One of the many interesting facets of the Semiannual Economic Forecast issued by the Institute for Supply Management (ISM) is its “special questions” segment featured at the end of the report.
These questions, which were presented to the ISM’s manufacturing and non-manufacturing member respondents, are always topical and relevant to things impacting the industry, and this year was no exception.
The questions for the most recent Semiannual Economic Forecast, which was released last week, included: 1-has the strength of the U.S. dollar had a negative, negligible or positive impact on their organization’s profits?; 2-has the net impact of the depressed prices of oil and related commodities been negative, negligible, or positive for their organization’s profits; and 3-how would they characterize the combined impact of their organization’s profits on the strength of the U.S. dollar and the depressed prices of oil and related commodities.
The first question regarding the strength of the U.S. dollar was divided somewhat evenly among manufacturing respondents, with 32.3 percent saying it had a negative impact on profits, 35.9 percent citing a negligible impact on profits, and 15.7 indicating they were unsure.
The same question posed to non-manufacturing respondents was a bit more staggered, with 12.6 percent citing a negative impact on profits, 44.5 pointing to a negligible impact on profits, and 29.3 being unsure.
Brad Holcomb, chair of the ISM Manufacturing Survey Business Committee, said that many companies actively involved with exporting lament strong dollar, while others with more of an import focus are bullish about it.
“In terms of what this means for manufacturing what might be surprising to some is that less than one-third of our manufacturing respondents cited a negligible impact, with feedback not negative on a whole,” he said.
And Tony Nieves, chair of the ISM Non-Manufacturing Survey Business Committee, said that the impact of the strong U.S. dollar is not as prevalent on the non-manufacturing services side.
“There are not a lot of tangible goods and finished goods exported out of this services sector, as it is more information services, professional scientific and technical services and knowledge management,” he explained. There is more latitude when it comes to pricing that out, and it does not have to be as tied to the value of the dollar compared to overseas currencies making it less impactful there.”

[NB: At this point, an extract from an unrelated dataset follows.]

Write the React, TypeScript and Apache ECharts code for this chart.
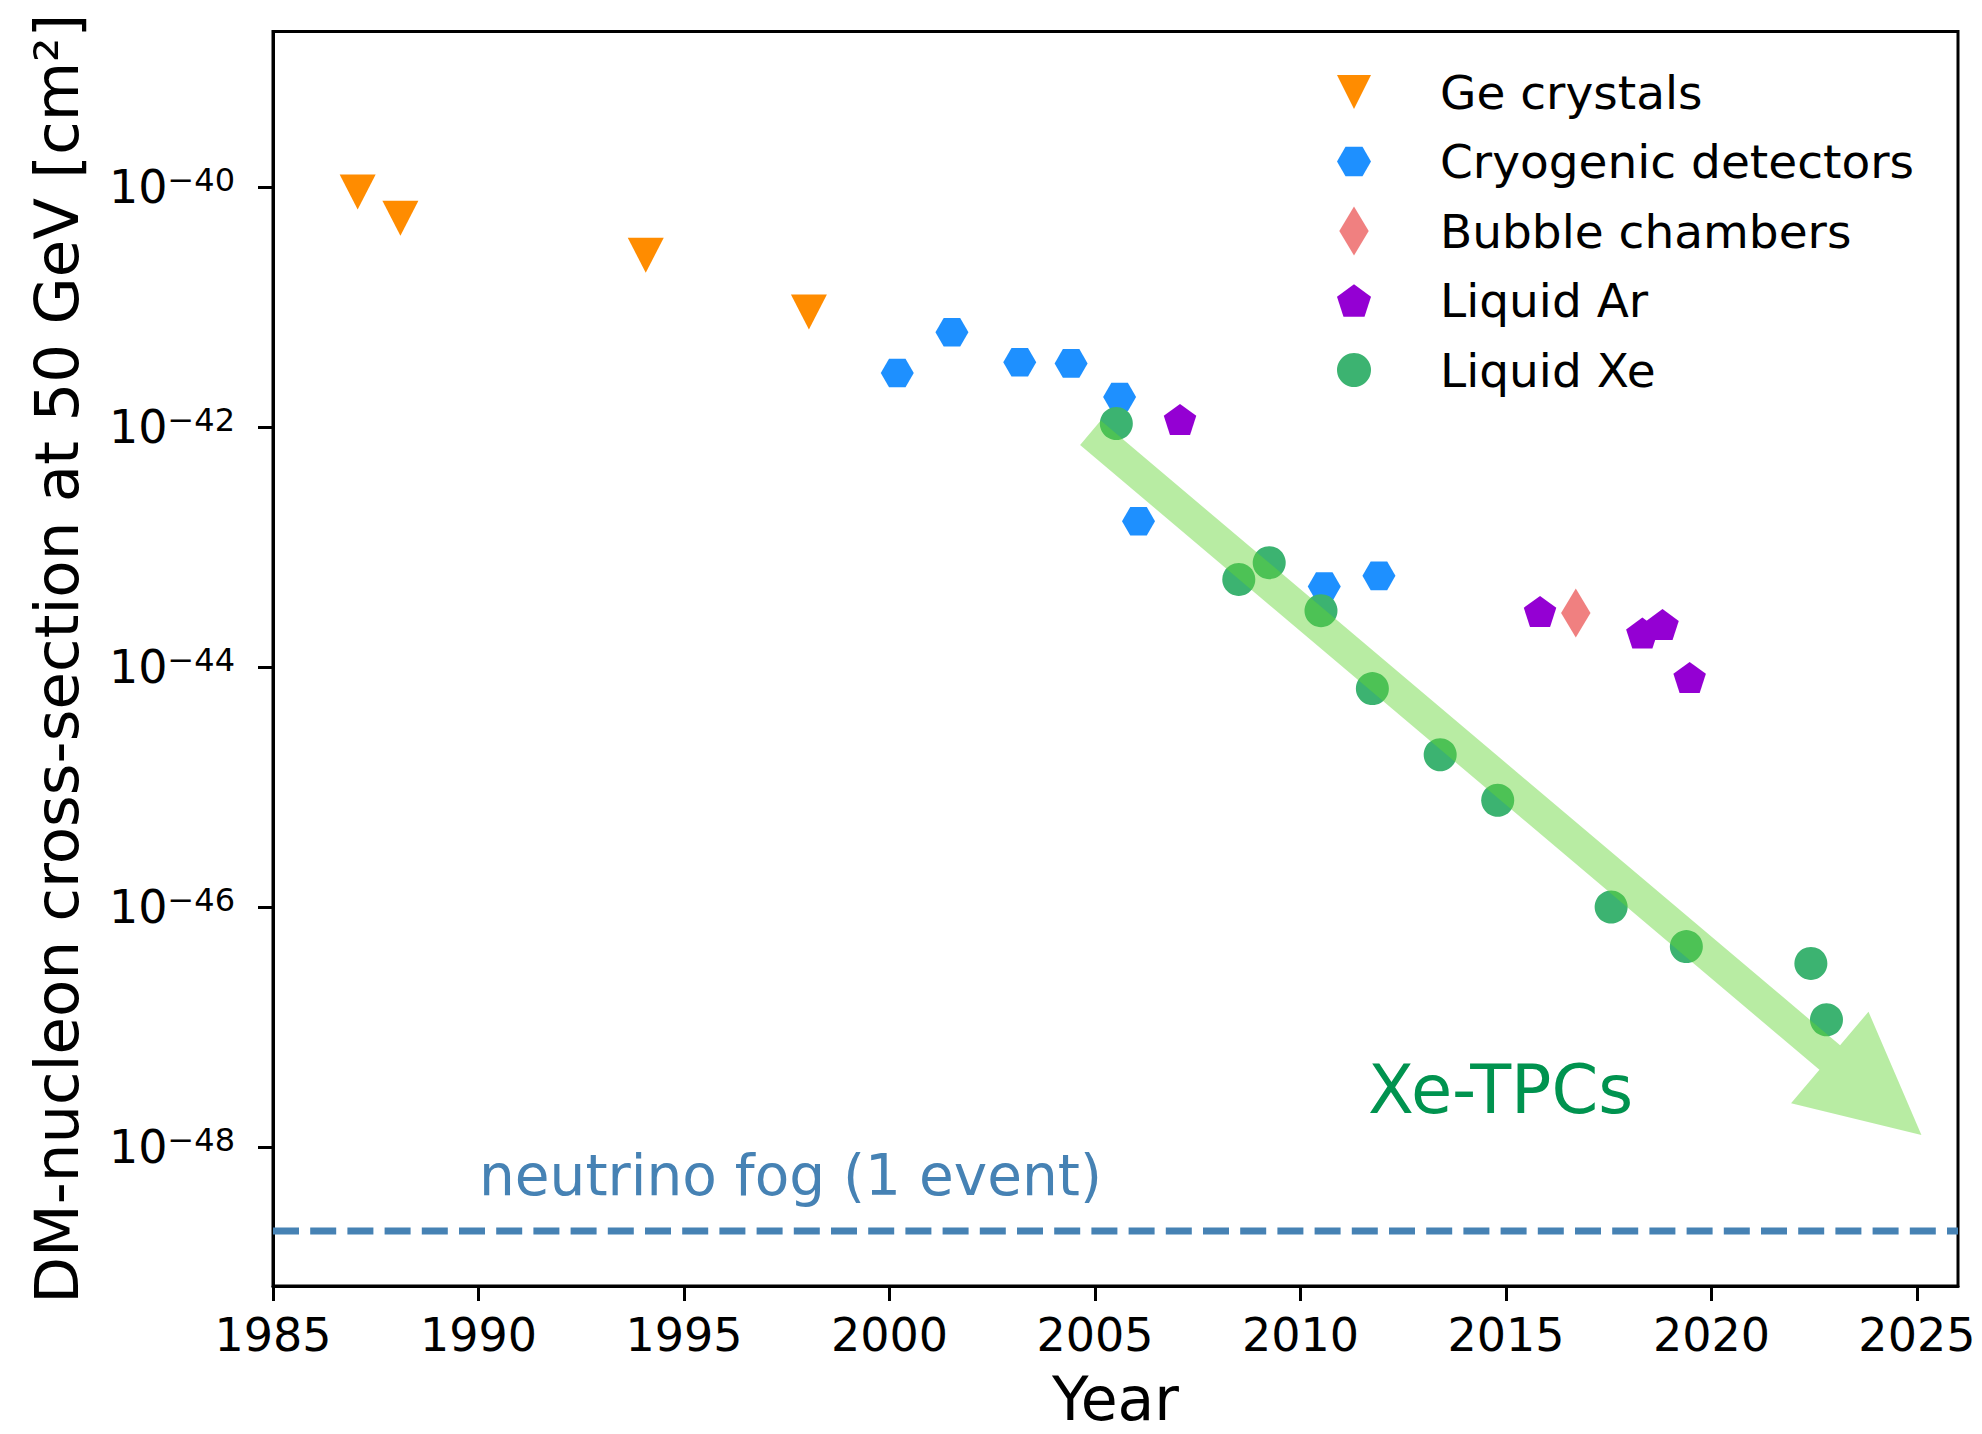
import React, { useEffect, useRef } from 'react';
import * as echarts from 'echarts';

// ---- data ----
const geYears = [1987.06, 1988.1, 1994.07, 1998.04];
const geSigma = [9.1e-41, 5.5e-41, 2.7e-41, 9.1e-42];

const cryoYears = [2000.19, 2001.52, 2003.17, 2004.42, 2005.6, 2006.06, 2010.58, 2011.91];
const cryoSigma = [2.82e-42, 6.17e-42, 3.47e-42, 3.39e-42, 1.78e-42, 1.64e-43, 4.68e-44, 5.75e-44];

const bubbleYears = [2016.7];
const bubbleSigma = [2.82e-44];

const arYears = [2007.07, 2015.83, 2018.32, 2018.81, 2019.47];
const arSigma = [1.12e-42, 2.82e-44, 1.86e-44, 2.19e-44, 7.94e-45];

const xeYears = [2005.52, 2008.5, 2009.24, 2010.5, 2011.75, 2013.4, 2014.8, 2017.56, 2019.39, 2022.42, 2022.8];
const xeSigma = [1.07e-42, 5.37e-44, 7.41e-44, 2.95e-44, 6.61e-45, 1.86e-45, 7.76e-46, 1.0e-46, 4.68e-47, 3.39e-47, 1.15e-47];

const neutrinoFogSigma = 2e-49;
const arrowFrom = [2004.89, 8.95e-43];
const arrowTo = [2025.11, 1.26e-48];

const yearTicks = [1985, 1990, 1995, 2000, 2005, 2010, 2015, 2020, 2025];
const sigmaTicks = [1e-48, 1e-46, 1e-44, 1e-42, 1e-40];
const xRange = [1985, 2026];
const yRange = [6.95e-50, 1.977e-39];

const seriesNames = ['Ge crystals', 'Cryogenic detectors', 'Bubble chambers', 'Liquid Ar', 'Liquid Xe'];

// ---- styles ----
const FONT = '"DejaVu Sans", "Liberation Sans", sans-serif';
const C_GE = '#ff8c00';
const C_CRYO = '#1e90ff';
const C_BUBBLE = '#f08080';
const C_AR = '#9400d3';
const C_XE = '#3cb371';
const C_FOG = '#4682b4';
const C_TPC = '#00934f';
const ARROW_FILL = 'rgba(98, 212, 50, 0.45)';

const SYM_TRI = 'path://M0,0L200,0L100,200Z';
const SYM_HEX = 'path://M0,86.6L50,0L150,0L200,86.6L150,173.2L50,173.2Z';
const SYM_DIAM = 'path://M30,0L60,50L30,100L0,50Z';
const SYM_PENT = 'path://M95.1,0L190.2,69.1L153.9,180.9L36.3,180.9L0,69.1Z';

// the y axis is drawn in decades (log10 of the cross-section)
const lg = (v: number) => Math.log10(v);
const toPoints = (xs: number[], ys: number[]) => xs.map((x, i) => [x, lg(ys[i])]);

export default function App() {
  const ref = useRef<HTMLDivElement>(null);

  useEffect(() => {
    if (!ref.current) return;
    const chart = echarts.init(ref.current, undefined, { renderer: 'svg' });

    const option: any = {
      animation: false,
      backgroundColor: '#ffffff',
      textStyle: { fontFamily: FONT },
      grid: {
        left: 273,
        top: 31.5,
        right: 24,
        bottom: 148,
        show: true,
        borderColor: '#000',
        borderWidth: 3,
        backgroundColor: 'transparent',
        containLabel: false,
        outerBoundsMode: 'none',
      },
      legend: {
        show: true,
        orient: 'vertical',
        left: 1337,
        top: 67.5,
        padding: 0,
        itemWidth: 34,
        itemHeight: 49,
        itemGap: 20.5,
        selectedMode: false,
        symbolKeepAspect: true,
        textStyle: {
          fontSize: 47,
          lineHeight: 49,
          color: '#000',
          fontFamily: FONT,
          padding: [0, 0, 0, 64],
        },
        data: [
          { name: seriesNames[0], icon: SYM_TRI, symbolKeepAspect: true },
          { name: seriesNames[1], icon: SYM_HEX, symbolKeepAspect: true },
          { name: seriesNames[2], icon: SYM_DIAM, symbolKeepAspect: true },
          { name: seriesNames[3], icon: SYM_PENT, symbolKeepAspect: true },
          { name: seriesNames[4], icon: 'circle', symbolKeepAspect: true },
        ],
      },
      xAxis: {
        type: 'value',
        min: xRange[0],
        max: xRange[1],
        name: 'Year',
        nameLocation: 'middle',
        nameGap: 83,
        nameMoveOverlap: false,
        nameTextStyle: { fontSize: 60, color: '#000', fontFamily: FONT },
        axisLine: { show: true, onZero: false, lineStyle: { color: '#000', width: 3 } },
        axisTick: {
          show: true,
          inside: false,
          length: 15,
          lineStyle: { color: '#000', width: 3 },
          customValues: yearTicks,
        },
        axisLabel: {
          show: true,
          margin: 26,
          fontSize: 46,
          color: '#000',
          fontFamily: FONT,
          customValues: yearTicks,
          formatter: (v: number) => String(Math.round(v)),
        },
        splitLine: { show: false },
        minorTick: { show: false },
      },
      yAxis: {
        type: 'value',
        min: lg(yRange[0]),
        max: lg(yRange[1]),
        name: 'DM-nucleon cross-section at 50 GeV [cm\u00b2]',
        nameLocation: 'middle',
        nameRotate: 90,
        nameGap: 186,
        nameMoveOverlap: false,
        nameTextStyle: { fontSize: 61, color: '#000', fontFamily: FONT },
        axisLine: { show: true, onZero: false, lineStyle: { color: '#000', width: 3 } },
        axisTick: {
          show: true,
          inside: false,
          length: 15,
          lineStyle: { color: '#000', width: 3 },
          customValues: sigmaTicks.map((v) => Math.round(lg(v))),
        },
        axisLabel: {
          show: true,
          margin: 38,
          color: '#000',
          fontFamily: FONT,
          customValues: sigmaTicks.map((v) => Math.round(lg(v))),
          formatter: (v: number) => {
            const e = Math.round(v);
            return '{b|10}{s|\u2212' + Math.abs(e) + '}';
          },
          rich: {
            b: { fontSize: 46, lineHeight: 46, verticalAlign: 'bottom', color: '#000', fontFamily: FONT },
            s: { fontSize: 32, lineHeight: 24, verticalAlign: 'top', color: '#000', fontFamily: FONT },
          },
        },
        splitLine: { show: false },
        minorTick: { show: false },
      },
      series: [
        {
          name: 'neutrino fog',
          type: 'line',
          data: [[xRange[0], lg(neutrinoFogSigma)], [xRange[1], lg(neutrinoFogSigma)]],
          showSymbol: false,
          symbol: 'none',
          silent: true,
          z: 1,
          lineStyle: { color: C_FOG, width: 7, type: [26, 11.2] },
        },
        {
          name: seriesNames[0],
          type: 'scatter',
          data: toPoints(geYears, geSigma),
          symbol: SYM_TRI,
          symbolSize: [36, 35],
          itemStyle: { color: C_GE, opacity: 1 },
          z: 3,
        },
        {
          name: seriesNames[1],
          type: 'scatter',
          data: toPoints(cryoYears, cryoSigma),
          symbol: SYM_HEX,
          symbolSize: [33, 28.6],
          itemStyle: { color: C_CRYO, opacity: 1 },
          z: 3,
        },
        {
          name: seriesNames[2],
          type: 'scatter',
          data: toPoints(bubbleYears, bubbleSigma),
          symbol: SYM_DIAM,
          symbolSize: [29.4, 49],
          itemStyle: { color: C_BUBBLE, opacity: 1 },
          z: 3,
        },
        {
          name: seriesNames[3],
          type: 'scatter',
          data: toPoints(arYears, arSigma),
          symbol: SYM_PENT,
          symbolSize: [32.5, 31],
          symbolOffset: [0, -1.6],
          itemStyle: { color: C_AR, opacity: 1 },
          z: 3,
        },
        {
          name: seriesNames[4],
          type: 'scatter',
          data: toPoints(xeYears, xeSigma),
          symbol: 'circle',
          symbolSize: 33,
          itemStyle: { color: C_XE, opacity: 1 },
          z: 3,
        },
        {
          name: 'trend arrow',
          type: 'custom',
          silent: true,
          clip: false,
          z: 5,
          data: [[arrowFrom[0], lg(arrowFrom[1]), arrowTo[0], lg(arrowTo[1])]],
          encode: { x: [0, 2], y: [1, 3] },
          renderItem: (params: any, api: any) => {
            const p0 = api.coord([api.value(0), api.value(1)]);
            const p1 = api.coord([api.value(2), api.value(3)]);
            const dx = p1[0] - p0[0];
            const dy = p1[1] - p0[1];
            const len = Math.sqrt(dx * dx + dy * dy);
            const ux = dx / len;
            const uy = dy / len;
            const nx = -uy;
            const ny = ux;
            const shaft = 16;
            const headHalf = 60;
            const headLen = 120;
            const bx = p1[0] - ux * headLen;
            const by = p1[1] - uy * headLen;
            const points = [
              [p0[0] + nx * shaft, p0[1] + ny * shaft],
              [bx + nx * shaft, by + ny * shaft],
              [bx + nx * headHalf, by + ny * headHalf],
              [p1[0], p1[1]],
              [bx - nx * headHalf, by - ny * headHalf],
              [bx - nx * shaft, by - ny * shaft],
              [p0[0] - nx * shaft, p0[1] - ny * shaft],
            ];
            return {
              type: 'polygon',
              shape: { points },
              style: { fill: ARROW_FILL, stroke: 'none' },
            };
          },
        },
      ],
      graphic: [
        {
          type: 'text',
          z: 20,
          x: 479,
          y: 1175,
          style: {
            text: 'neutrino fog (1 event)',
            fill: C_FOG,
            fontSize: 56.5,
            fontFamily: FONT,
            align: 'left',
            verticalAlign: 'middle',
          },
        },
        {
          type: 'text',
          z: 20,
          x: 1368,
          y: 1090,
          style: {
            text: 'Xe-TPCs',
            fill: C_TPC,
            fontSize: 67,
            fontFamily: FONT,
            align: 'left',
            verticalAlign: 'middle',
          },
        },
      ],
    };

    chart.setOption(option);
    return () => {
      chart.dispose();
    };
  }, []);

  return (
    <div
      ref={ref}
      style={{ position: 'absolute', left: 0, top: 0, width: 1982, height: 1434, background: '#fff' }}
    />
  );
}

For the second question related to the impact on profits due to the depressed prices of oil and related commodities, roughly one-fifth, or 21.4 percent of manufacturing respondents, said it was having a negative impact on profits, with another 20.5 percent saying it was having a negative impact, 46.4 percent citing positive impact on profits, and 11.6 percent being unsure.
ISM manufacturing chair Holcomb said that with the exception of oil and mining sector respondents, manufacturing is feeling the benefits of largely reduced raw materials prices, which helps to reduce the costs related to running factories.
On the non-manufacturing side, 13.1 percent said low oil and related commodities prices had a negative profit impact, with another 29.8 percent saying it had a negligible impact, 46.1 percent pointing to a positive impact on profits, and 29.3 percent being unsure.
Nieves said low oil prices were far more positive than negative and was transposed into more capital investments as well as over all costs savings, too.
The third and final question relating to the combined impact of a strong dollar and low oil and related commodities expenses were somewhat mixed by sector.
For manufacturing, 27.6 percent cited a negative impact, and 22.2 percent indicated it had a negligible impact, with 33.8 percent saying the combination was positive and 16.4 percent being unsure.
And for non-manufacturing, 13.7 percent pointed to a negative impact, 37.9 percent saying it had a negligible impact, 30 percent said it had a positive impact, with 18.4 percent unsure.